The Kelly bag is a trapezium closed with two straps. Four studs on the bottom, itself made of three layers of leather, enable it to stand on the ground. It is sold in eight sizes, ranging from 15 centimetres (5.9 inches) to 50 centimetres (20 inches). The padlock, keys and hardware are made of white or yellow gold. The construction of each Kelly bag requires 18 to 25 hours of handicraft, with each item being created by a single artisan, resulting in high retail prices. By the mid-1990s, a Kelly bag was priced at US$3,500.
The prototype of the Kelly bag, introduced around 1892, was a large bag used for holding a saddle, and was known as Haut à courroies because of its high handle. In 1923, Émile-Maurice Hermès and Ettore Bugatti designed a thoroughly simple and plain bag for Hermès's wife Julie. It was meant to fit into a car door and to allow riders to carry their saddle. In the 1930s, Hermès's son-in-law Robert Dumas redesigned it as a spacious travel bag called Sac à dépêches. It was a sharp contrast to the dominant purses of the time, which were simple, small and flat, resembling envelopes. The handbag gradually went on to become stiff and boxy.
ASSOCIATION WITH GRACE KELLY
Alfred Hitchcock has been credited with bringing the handbag into the limelight. In 1954, Hitchcock allowed the costume designer Edith Head to purchase Hermès accessories for the film To Catch a Thief, starring Grace Kelly. According to Head, Kelly "fell in love" with the bag. Within months of her 1956 marriage to Prince Rainier III, the pregnant Princess of Monaco was photographed using the handbag to shield her growing belly from the paparazzi. That photograph was featured in the Life magazine. A Hollywood celebrity from a wealthy Philadelphia family and married to a European monarch, Princess Grace was a fashion icon, and the handbag immediately achieved great popularity. Although the handbag instantly became known as the Kelly bag, it was not officially renamed until 1977.

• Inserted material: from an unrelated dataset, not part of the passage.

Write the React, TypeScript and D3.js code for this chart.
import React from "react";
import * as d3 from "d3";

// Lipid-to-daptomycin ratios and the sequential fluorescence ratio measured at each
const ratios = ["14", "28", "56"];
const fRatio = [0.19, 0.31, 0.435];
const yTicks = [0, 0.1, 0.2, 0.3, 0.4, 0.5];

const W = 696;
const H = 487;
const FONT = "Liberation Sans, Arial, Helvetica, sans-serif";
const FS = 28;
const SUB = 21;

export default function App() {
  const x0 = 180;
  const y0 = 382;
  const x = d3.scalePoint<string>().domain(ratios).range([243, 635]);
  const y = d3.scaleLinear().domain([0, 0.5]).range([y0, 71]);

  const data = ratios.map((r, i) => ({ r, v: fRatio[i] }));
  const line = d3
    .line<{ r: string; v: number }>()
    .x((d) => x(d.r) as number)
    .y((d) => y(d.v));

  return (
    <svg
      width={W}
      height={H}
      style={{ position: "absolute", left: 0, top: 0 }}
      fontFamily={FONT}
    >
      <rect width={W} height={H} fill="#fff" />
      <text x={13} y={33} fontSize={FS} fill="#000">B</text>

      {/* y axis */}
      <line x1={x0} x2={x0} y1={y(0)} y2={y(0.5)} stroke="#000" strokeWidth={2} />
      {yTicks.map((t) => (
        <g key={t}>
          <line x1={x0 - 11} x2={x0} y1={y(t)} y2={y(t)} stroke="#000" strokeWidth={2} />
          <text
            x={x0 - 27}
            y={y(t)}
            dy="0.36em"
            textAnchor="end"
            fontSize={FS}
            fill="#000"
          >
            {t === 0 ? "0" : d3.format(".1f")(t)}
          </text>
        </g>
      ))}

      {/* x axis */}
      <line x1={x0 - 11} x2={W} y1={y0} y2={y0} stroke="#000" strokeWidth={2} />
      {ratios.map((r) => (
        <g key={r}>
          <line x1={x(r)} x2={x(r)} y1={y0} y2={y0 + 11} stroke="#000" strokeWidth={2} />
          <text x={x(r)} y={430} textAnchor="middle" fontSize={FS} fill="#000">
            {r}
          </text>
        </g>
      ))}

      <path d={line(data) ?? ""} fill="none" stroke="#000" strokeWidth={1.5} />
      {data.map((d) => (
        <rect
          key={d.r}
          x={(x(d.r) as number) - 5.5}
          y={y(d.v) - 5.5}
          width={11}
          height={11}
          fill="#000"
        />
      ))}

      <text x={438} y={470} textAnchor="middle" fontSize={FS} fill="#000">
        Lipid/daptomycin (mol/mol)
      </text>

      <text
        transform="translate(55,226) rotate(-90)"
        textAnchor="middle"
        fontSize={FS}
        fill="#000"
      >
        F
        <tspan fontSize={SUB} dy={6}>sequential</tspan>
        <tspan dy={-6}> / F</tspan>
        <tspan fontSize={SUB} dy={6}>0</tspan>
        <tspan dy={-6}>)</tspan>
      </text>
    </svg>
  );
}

The handbag with which Princess Grace was photographed was loaned from the palace archives of Monaco and displayed in the Victoria and Albert Museum in April 2010, along with other notable wardrobe items owned by the Princess. The "star exhibit" of the show contains scuffs and marks, as the wardrobe thrifty Princess carried it for many years. Hermès now creates 32 styles of handbags, but the Kelly persists as the manufacturer's best-seller.
The Kelly bag is a status symbol and has appeared in popular culture. In Le Divorce, the main protagonist's affair with a rich man is revealed by her red crocodile leather Kelly bag.